Article 8. Packaging

a. Unless the goods are delivered in factory packaging, which is not charged separately by the manufacturer, packaging costs will be charged additionally to the buyer.

Article 9. Payment

a. The payment of the invoice amounts must always be made without discount or setoff as agreed in the agreement, either at the offices of Dutch Cups or by transfer to one of its bank accounts.
b. If the buyer does not pay within the term referred to under a. of this article, Dutch Cups has the right to charge interest of at least 1% per month from the due date. The interest rate can be increased or decreased by Dutch Cups if the interest rate on the capital and money market gives cause to do so, regarding which increase Dutch Cups will inform the buyer in writing in advance.
c. If Dutch Cups outsources the collection of its claims against the buyer because the buyer remains in default of meeting its payment obligations after being warned, the costs associated with this will be fully borne by the buyer.
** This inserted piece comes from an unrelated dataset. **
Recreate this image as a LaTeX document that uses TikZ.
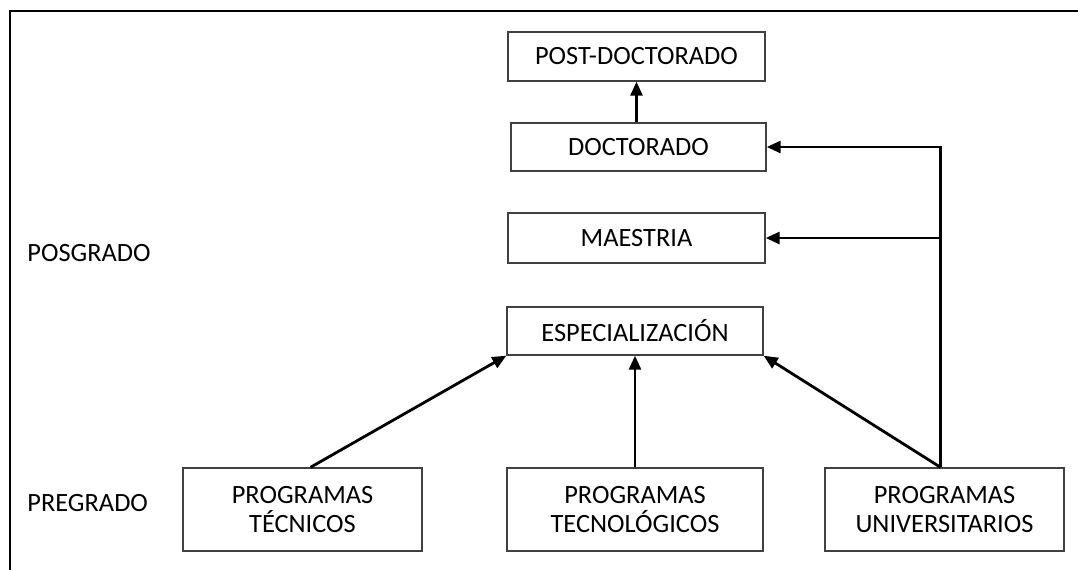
\documentclass[tikz,border=0pt]{standalone}
\usepackage{fontspec}
\setmainfont{Carlito}
\usepackage{tikz}
\usetikzlibrary{arrows.meta}
\usetikzlibrary{positioning}

\tikzset{
	nivel/.style={draw=black!75, line width=0.7pt, align=center, inner sep=0pt},
	flecha/.style={line width=1.4pt, -{Triangle[length=7pt, width=6pt]}},
	etiqueta/.style={anchor=west, inner sep=0pt},
}

\begin{document}
\begin{tikzpicture}[x=0.5pt, y=-0.5pt, font=\fontsize{13.2}{14.4}\selectfont]
		\useasboundingbox (0,0) rectangle (1078,569);
		\draw[line width=1.2pt] (10,575) -- (10,11) -- (1085,11);
		
		\node[nivel, minimum width=128.5pt, minimum height=24.5pt] (PD) at (636.5,56.5) {POST-DOCTORADO};
		\node[nivel, minimum width=127.5pt, minimum height=24pt] (D) at (638.5,147) {DOCTORADO};
		\node[nivel, minimum width=128.5pt, minimum height=25pt] (M) at (636.5,238) {MAESTRIA};
		\node[nivel, minimum width=128pt, minimum height=24pt] (E) at (635,331) {ESPECIALIZACIÓN};
		
		\node[nivel, minimum width=119.5pt, minimum height=41.5pt] (PT) at (302.5,509.5) {PROGRAMAS\\TÉCNICOS};
		\node[nivel, minimum width=128pt, minimum height=41.5pt] (PTEC) at (635,509.5) {PROGRAMAS\\TECNOLÓGICOS};
		\node[nivel, minimum width=119.5pt, minimum height=41.5pt] (PU) at (944.5,509.5) {PROGRAMAS\\UNIVERSITARIOS};
		
		\node[etiqueta] (POS) at (27,253) {POSGRADO};
		\node[etiqueta] (PRE) at (27,503) {PREGRADO};
		
		\coordinate (U) at ([xshift=-2pt]PU.north);
		
		\draw[flecha] (PD.south |- D.north) -- (PD.south);
		\draw[flecha] ([xshift=4pt]PT.north) -- (E.south west);
		\draw[flecha] (PTEC) -- (E);
		\draw[flecha] (U) -- (E.south east);
		\draw[flecha] (U) |- (D.east);
		\draw[flecha] (U |- M.east) -- (M.east);
		\end{tikzpicture}
\end{document}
In such a case, at the discretion of Dutch Cups, the buyer can be charged for the actual costs of collection or for an amount equal to 10% of the principal sum owed to Dutch Cups, plus interest and administration and collection costs.
d. If the buyer is in default with regard to the fulfilment of its payment obligations towards Dutch Cups, Dutch Cups is authorised, subject to the other rights it is entitled to, to suspend the delivery of the goods purchased by the buyer from Dutch Cups for the duration of the default, or only to deliver these goods cash on delivery against cash payment or proper security, such at the sole discretion of Dutch Cups.
e. At all times, at the first request and to the satisfaction of Dutch Cups, the buyer will provide sufficient security for the fulfilment of the buyer’s payment obligations arising from the agreement. If, after a period of six working days after Dutch Cups has sent the buyer a request in the above sense, the buyer has not provided sufficient security or, in the opinion of Dutch Cups, has not provided sufficient security, Dutch Cups is entitled, subject to its other rights, to provide certainty for the delivery of the goods purchased by the buyer from Dutch Cups for the duration of the default, to suspend the delivery, or to deliver the goods cash on delivery against payment in cash.

Article 10. Disputes

a. All disputes arising from an agreement to which the present terms and conditions apply in whole or in part, or arising from further agreements that are a result of such an agreement, will be settled exclusively by the competent court in Lelystad. Dutch law is exclusively applicable to all agreements to which these terms and conditions apply in whole or in part.

Definitions

  • The buyer is the orderer or customer who buys or wishes to buy the goods carried by Dutch Cups.
  • Delivery is the moment that the purchased goods are made available and at the expense of the buyer.
  • Quotation is an offer of goods at a proposed price.
  • The agreement is a written contract between Dutch Cups and the buyer in which agreements are laid down regarding the delivery of certain goods and services. Certain obligations also arise from the agreement for both parties that must be fulfilled.
  • Delivery time is the period within which the ordered goods are received by the buyer. Warranty is the certainty that possible repairs due to unforeseen defects will be borne by the seller.
  • Complaint is the complaint or filing an objection due to any unlawfulness of the ordered goods. Complaints must be made in writing within the term referred to in Article 7.
  • Due date is the final day referred to in Article 9 on which payment of the purchased goods must be made by the buyer.